> _RECORDED INFORMATION_
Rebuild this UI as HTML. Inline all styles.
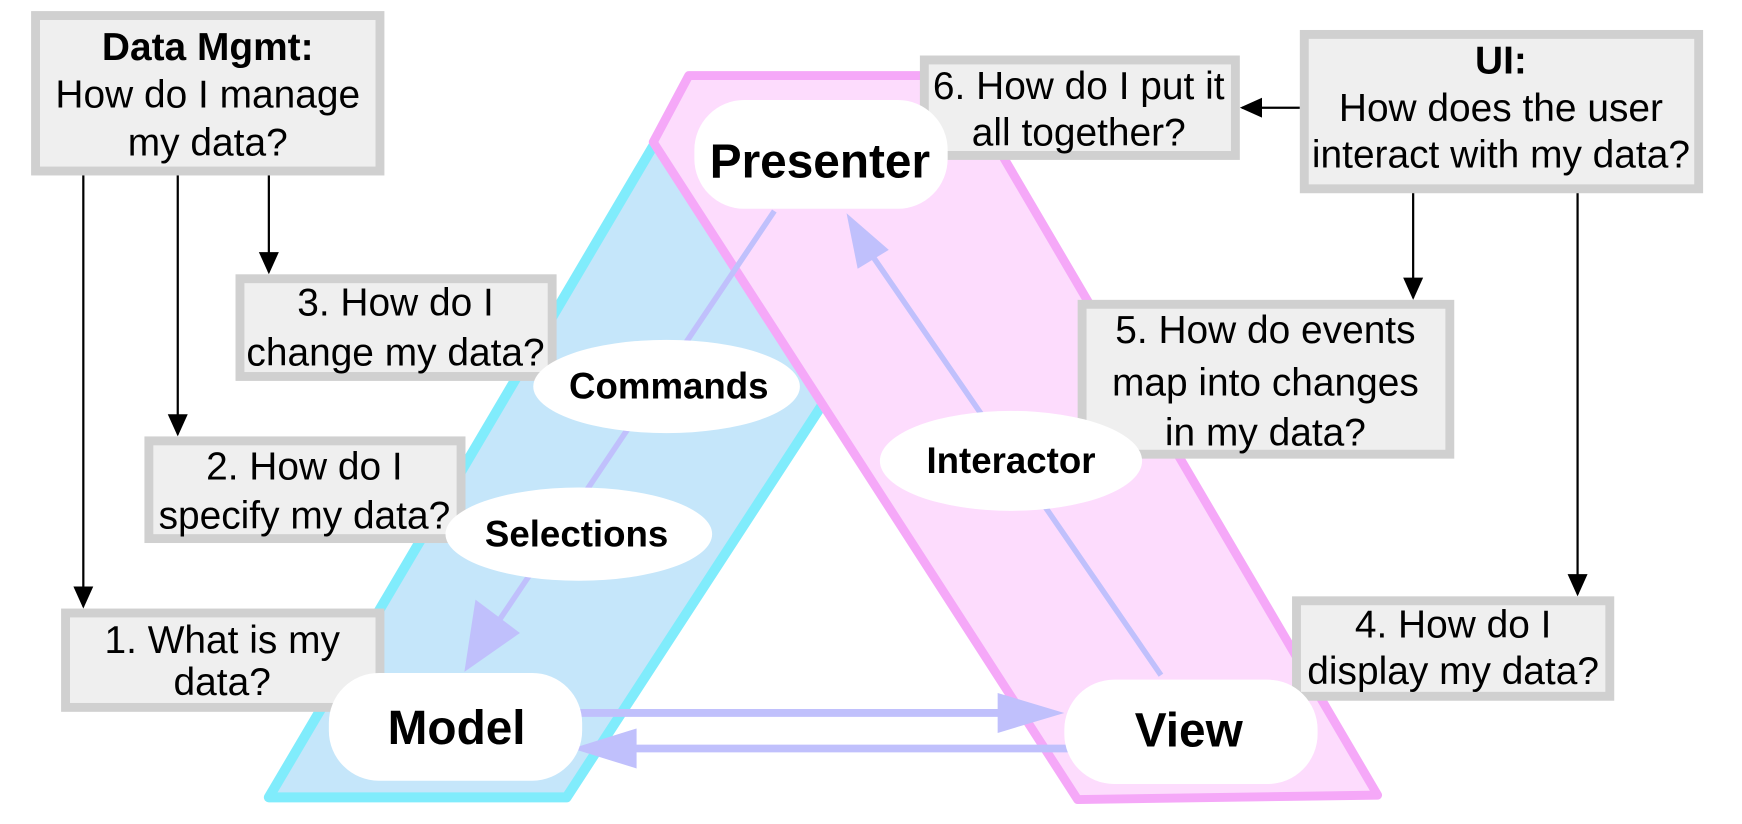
<!DOCTYPE html>
<html><head><meta charset="utf-8"><style>
html,body{margin:0;padding:0;background:#fff;}
svg{display:block;}
text{font-family:"Liberation Sans",Arial,sans-serif;}
</style></head><body>
<svg width="1742" height="824" viewBox="0 0 1568 742" preserveAspectRatio="none" xmlns="http://www.w3.org/2000/svg">
<defs>
<marker id="ab" markerWidth="20" markerHeight="36" refX="18" refY="9" orient="auto" markerUnits="userSpaceOnUse" viewBox="0 0 20 18"><path d="M0,0 L20,9 L0,18 z" fill="#000"/></marker>
</defs>
<rect width="1568" height="742" fill="#fff"/>
<polygon points="242,718 510,718 894,128 590,128" fill="#c5e6fa" stroke="#80ecfc" stroke-width="9" stroke-linejoin="round"/>
<polygon points="620,68 860,68 1240,716 970,720 588,128" fill="#fddcfd" stroke="#f5a8f8" stroke-width="8" stroke-linejoin="round"/>

<g fill="#c0c0fc" stroke="none">
<line x1="697" y1="190" x2="445" y2="565" stroke="#c0c0fc" stroke-width="5"/>
<polygon points="418,605 428,540 468,570"/>
<line x1="1045" y1="608" x2="785" y2="230" stroke="#c0c0fc" stroke-width="5"/>
<polygon points="762,192 800,225 772,242"/>
<line x1="520" y1="642" x2="905" y2="642" stroke="#c0c0fc" stroke-width="7"/>
<polygon points="958,642 898,624 898,660"/>
<line x1="962" y1="674" x2="565" y2="674" stroke="#c0c0fc" stroke-width="7"/>
<polygon points="515,674 573,656 573,692"/>
</g>

<g stroke="#000" stroke-width="2" marker-end="url(#ab)">
<line x1="75" y1="157" x2="75" y2="546"/>
<line x1="160" y1="157" x2="160" y2="391"/>
<line x1="242" y1="157" x2="242" y2="245"/>
<line x1="1272" y1="173" x2="1272" y2="268"/>
<line x1="1420" y1="173" x2="1420" y2="535"/>
<line x1="1170" y1="97" x2="1118" y2="97"/>
</g>

<g fill="#efefef" stroke="#d0d0d0" stroke-width="8">
<rect x="32" y="14" width="310" height="140"/>
<rect x="216" y="251" width="281" height="88"/>
<rect x="134" y="397" width="281" height="88"/>
<rect x="59" y="552" width="283" height="85"/>
<rect x="832" y="54" width="280" height="86"/>
<rect x="1174" y="31" width="355" height="139"/>
<rect x="974" y="274" width="331" height="135"/>
<rect x="1167" y="541" width="282" height="86"/>
</g>
<g font-size="35" text-anchor="middle" fill="#000">
<text x="187" y="54" font-weight="bold" font-size="35">Data Mgmt:</text>
<text x="187" y="97">How do I manage</text>
<text x="187" y="140">my data?</text>
<text x="356" y="284">3. How do I</text>
<text x="356" y="329">change my data?</text>
<text x="274" y="432">2. How do I</text>
<text x="274" y="476">specify my data?</text>
<text x="200" y="588">1. What is my</text>
<text x="200" y="626">data?</text>
<text x="971" y="89">6. How do I put it</text>
<text x="971" y="131">all together?</text>
<text x="1351" y="66" font-weight="bold" font-size="35">UI:</text>
<text x="1351" y="109">How does the user</text>
<text x="1351" y="151">interact with my data?</text>
<text x="1139" y="309">5. How do events</text>
<text x="1139" y="356">map into changes</text>
<text x="1139" y="401">in my data?</text>
<text x="1308" y="574">4. How do I</text>
<text x="1308" y="616">display my data?</text>
</g>

<g fill="#fff">
<rect x="625" y="90" width="228" height="98" rx="45"/>
<rect x="296" y="606" width="228" height="97" rx="45"/>
<rect x="958" y="612" width="228" height="94" rx="45"/>
<ellipse cx="600" cy="348" rx="120" ry="42"/>
<ellipse cx="521" cy="481" rx="120" ry="42"/>
<ellipse cx="910" cy="415" rx="118" ry="45"/>
</g>
<g font-weight="bold" text-anchor="middle" fill="#000">
<text x="738" y="160" font-size="43">Presenter</text>
<text x="411" y="670" font-size="43">Model</text>
<text x="1070" y="672" font-size="43">View</text>
<text x="602" y="359" font-size="33">Commands</text>
<text x="519" y="492" font-size="33">Selections</text>
<text x="910" y="426" font-size="33">Interactor</text>
</g>
</svg>
</body></html>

> _DIRECTIONS FOR THIS TASK_
Your task is to repeat the data above exactly while excluding the pictures.

> _ANSWER TO THE PROBLEM_
Rebuild this UI as HTML. Inline all styles.
<!DOCTYPE html>
<html><head><meta charset="utf-8"><style>
html,body{margin:0;padding:0;background:#fff;}
svg{display:block;}
text{font-family:"Liberation Sans",Arial,sans-serif;}
</style></head><body>
<svg width="1742" height="824" viewBox="0 0 1568 742" preserveAspectRatio="none" xmlns="http://www.w3.org/2000/svg">
<defs>
<marker id="ab" markerWidth="20" markerHeight="36" refX="18" refY="9" orient="auto" markerUnits="userSpaceOnUse" viewBox="0 0 20 18"><path d="M0,0 L20,9 L0,18 z" fill="#000"/></marker>
</defs>
<rect width="1568" height="742" fill="#fff"/>
<polygon points="242,718 510,718 894,128 590,128" fill="#c5e6fa" stroke="#80ecfc" stroke-width="9" stroke-linejoin="round"/>
<polygon points="620,68 860,68 1240,716 970,720 588,128" fill="#fddcfd" stroke="#f5a8f8" stroke-width="8" stroke-linejoin="round"/>

<g fill="#c0c0fc" stroke="none">
<line x1="697" y1="190" x2="445" y2="565" stroke="#c0c0fc" stroke-width="5"/>
<polygon points="418,605 428,540 468,570"/>
<line x1="1045" y1="608" x2="785" y2="230" stroke="#c0c0fc" stroke-width="5"/>
<polygon points="762,192 800,225 772,242"/>
<line x1="520" y1="642" x2="905" y2="642" stroke="#c0c0fc" stroke-width="7"/>
<polygon points="958,642 898,624 898,660"/>
<line x1="962" y1="674" x2="565" y2="674" stroke="#c0c0fc" stroke-width="7"/>
<polygon points="515,674 573,656 573,692"/>
</g>

<g stroke="#000" stroke-width="2" marker-end="url(#ab)">
<line x1="75" y1="157" x2="75" y2="546"/>
<line x1="160" y1="157" x2="160" y2="391"/>
<line x1="242" y1="157" x2="242" y2="245"/>
<line x1="1272" y1="173" x2="1272" y2="268"/>
<line x1="1420" y1="173" x2="1420" y2="535"/>
<line x1="1170" y1="97" x2="1118" y2="97"/>
</g>

<g fill="#efefef" stroke="#d0d0d0" stroke-width="8">
<rect x="32" y="14" width="310" height="140"/>
<rect x="216" y="251" width="281" height="88"/>
<rect x="134" y="397" width="281" height="88"/>
<rect x="59" y="552" width="283" height="85"/>
<rect x="832" y="54" width="280" height="86"/>
<rect x="1174" y="31" width="355" height="139"/>
<rect x="974" y="274" width="331" height="135"/>
<rect x="1167" y="541" width="282" height="86"/>
</g>
<g font-size="35" text-anchor="middle" fill="#000">
<text x="187" y="54" font-weight="bold" font-size="35">Data Mgmt:</text>
<text x="187" y="97">How do I manage</text>
<text x="187" y="140">my data?</text>
<text x="356" y="284">3. How do I</text>
<text x="356" y="329">change my data?</text>
<text x="274" y="432">2. How do I</text>
<text x="274" y="476">specify my data?</text>
<text x="200" y="588">1. What is my</text>
<text x="200" y="626">data?</text>
<text x="971" y="89">6. How do I put it</text>
<text x="971" y="131">all together?</text>
<text x="1351" y="66" font-weight="bold" font-size="35">UI:</text>
<text x="1351" y="109">How does the user</text>
<text x="1351" y="151">interact with my data?</text>
<text x="1139" y="309">5. How do events</text>
<text x="1139" y="356">map into changes</text>
<text x="1139" y="401">in my data?</text>
<text x="1308" y="574">4. How do I</text>
<text x="1308" y="616">display my data?</text>
</g>

<g fill="#fff">
<rect x="625" y="90" width="228" height="98" rx="45"/>
<rect x="296" y="606" width="228" height="97" rx="45"/>
<rect x="958" y="612" width="228" height="94" rx="45"/>
<ellipse cx="600" cy="348" rx="120" ry="42"/>
<ellipse cx="521" cy="481" rx="120" ry="42"/>
<ellipse cx="910" cy="415" rx="118" ry="45"/>
</g>
<g font-weight="bold" text-anchor="middle" fill="#000">
<text x="738" y="160" font-size="43">Presenter</text>
<text x="411" y="670" font-size="43">Model</text>
<text x="1070" y="672" font-size="43">View</text>
<text x="602" y="359" font-size="33">Commands</text>
<text x="519" y="492" font-size="33">Selections</text>
<text x="910" y="426" font-size="33">Interactor</text>
</g>
</svg>
</body></html>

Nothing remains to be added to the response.